Money markets are still pricing the Fed to stay on hold all year. They're basically waiting for the oil spike to play itself out before reassessing. That makes sense given the labor data, but it also means there's no policy cushion if something breaks.
The UK Adds Another Layer
The pound weakened ahead of Keir Starmer's speech addressing his leadership crisis after poor local election results. Starmer's laying out a plan to turn Labour's fortunes around, including taking the UK closer to the European Union a decade after Brexit. Brown Brothers Harriman's global head of markets strategy wrote that pressure on Starmer to resign has increased, but the risk of Labour pivoting further left has diminished, which should support the pound and gilts.
That's a weird dynamic. Political instability usually hurts a currency, but if the instability reduces the risk of more radical policy, the market reads it as stabilizing. It's a reminder that geopolitics doesn't always move markets in obvious ways.
What This Looks Like Structurally
The setup going into this week was already at extremes. Momentum positioning was heavy, valuations were stretched, and sentiment was bullish after weeks of gains. Then you get a catalyst that removes a key hope (Iran deal) and reinforces the energy overhang (Strait of Hormuz stays closed).
The initial risk-off move makes sense. Futures gap down, crude gaps up, the dollar strengthens as a safe haven. What happens next depends on whether this is just profit-taking on an extended rally or the start of a broader unwind. The economic foundation's still solid based on the jobs data, but inflation's accelerating and the Fed's stuck.
For context on how geopolitical shocks interact with market structure, this breakdown of the US-Iran conflict from earlier in the crisis explains why the Strait of Hormuz closure matters so much for global energy flows.
What Could Go Wrong
The momentum trade was already crowded before this headline. If positioning starts to unwind, the selling can feed on itself even without new negative catalysts. High-momentum stocks with stretched valuations are vulnerable to multiple compression if growth expectations cool or if the energy shock starts hitting earnings in a meaningful way.
The other risk is that Iran escalates instead of negotiating. The Strait of Hormuz has been closed for ten weeks, which is unprecedented in modern markets. If this drags on for months instead of weeks, the energy stress compounds and recession risks rise even with a strong labor market.
And then there's inflation. A 0.6% monthly CPI print would put year-over-year inflation back above 4%, which keeps the Fed sidelined and removes any policy flexibility if something breaks. That's a tighter risk management environment than what we had six months ago.
Where the Key Levels Are
The S&P 500 hit a fresh record last week before futures opened down 0.3% Monday.

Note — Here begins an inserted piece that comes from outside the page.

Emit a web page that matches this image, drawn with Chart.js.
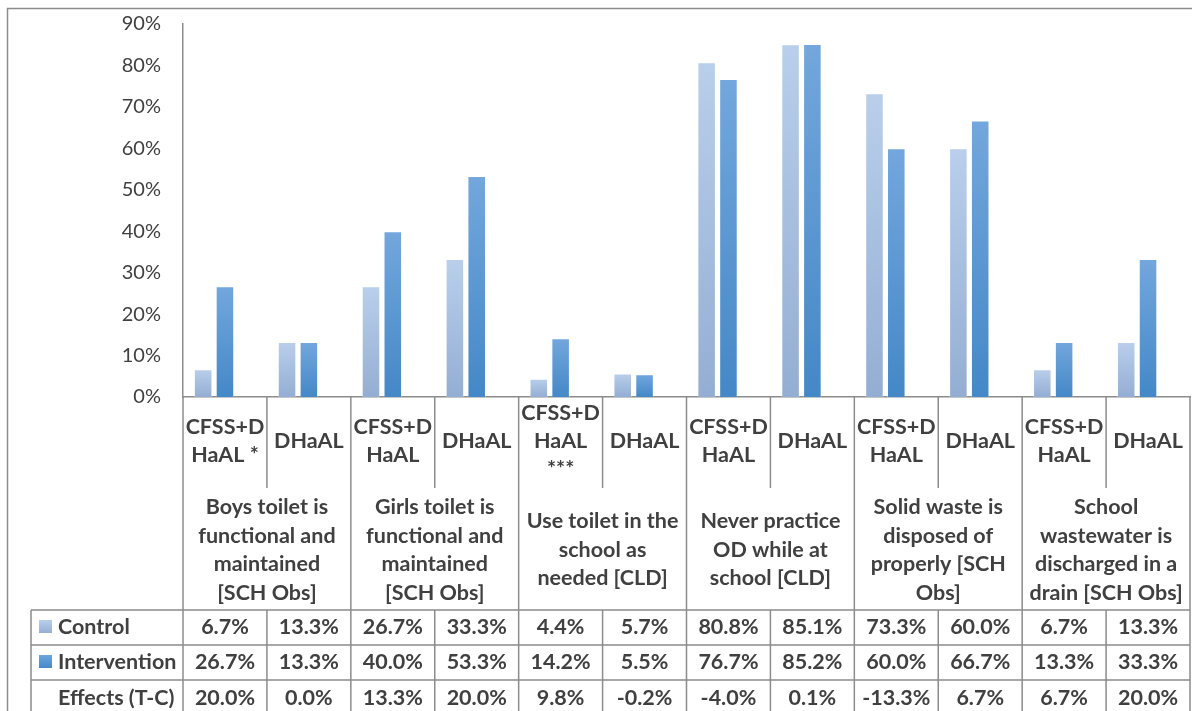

The immediate support to watch is the prior consolidation zone around 5,650-5,680, which held multiple tests in April. A break below that opens up 5,550, which was resistance before the breakout.
Brent crude gapped up 2.7% at the open to around $88 per barrel. The key resistance is $92-95, which marked the highs from the initial Strait of Hormuz closure reaction in March. If crude breaks above that, it signals the market's pricing in an extended closure, not just a temporary standoff.
The dollar index climbed against most major peers, with the pound lagging. Dollar strength during risk-off moves is mechanical, but if DXY breaks above 106, that starts to tighten financial conditions globally and adds pressure to risk assets.
The Probability Read
This is a momentum unwind on a geopolitical catalyst after a crowded rally. The economic foundation's solid, but the geopolitical overhang just got worse and the momentum trade was already extended. That's a setup where short-term volatility makes sense even if the longer-term trend stays intact.
The market's basically deciding whether to treat this as a headline fade or the start of a bigger reset. CPI data Tuesday will matter. If inflation comes in hot and crude stays elevated, the selling probably extends. If inflation moderates or if there's any sign of progress on the Iran front, the dip gets bought.
For now, risk-off at the open makes sense given where positioning was and what the catalyst removed. What happens over the next few sessions depends on whether the economic data supports the rally thesis or if the geopolitical risk starts feeding through to growth expectations.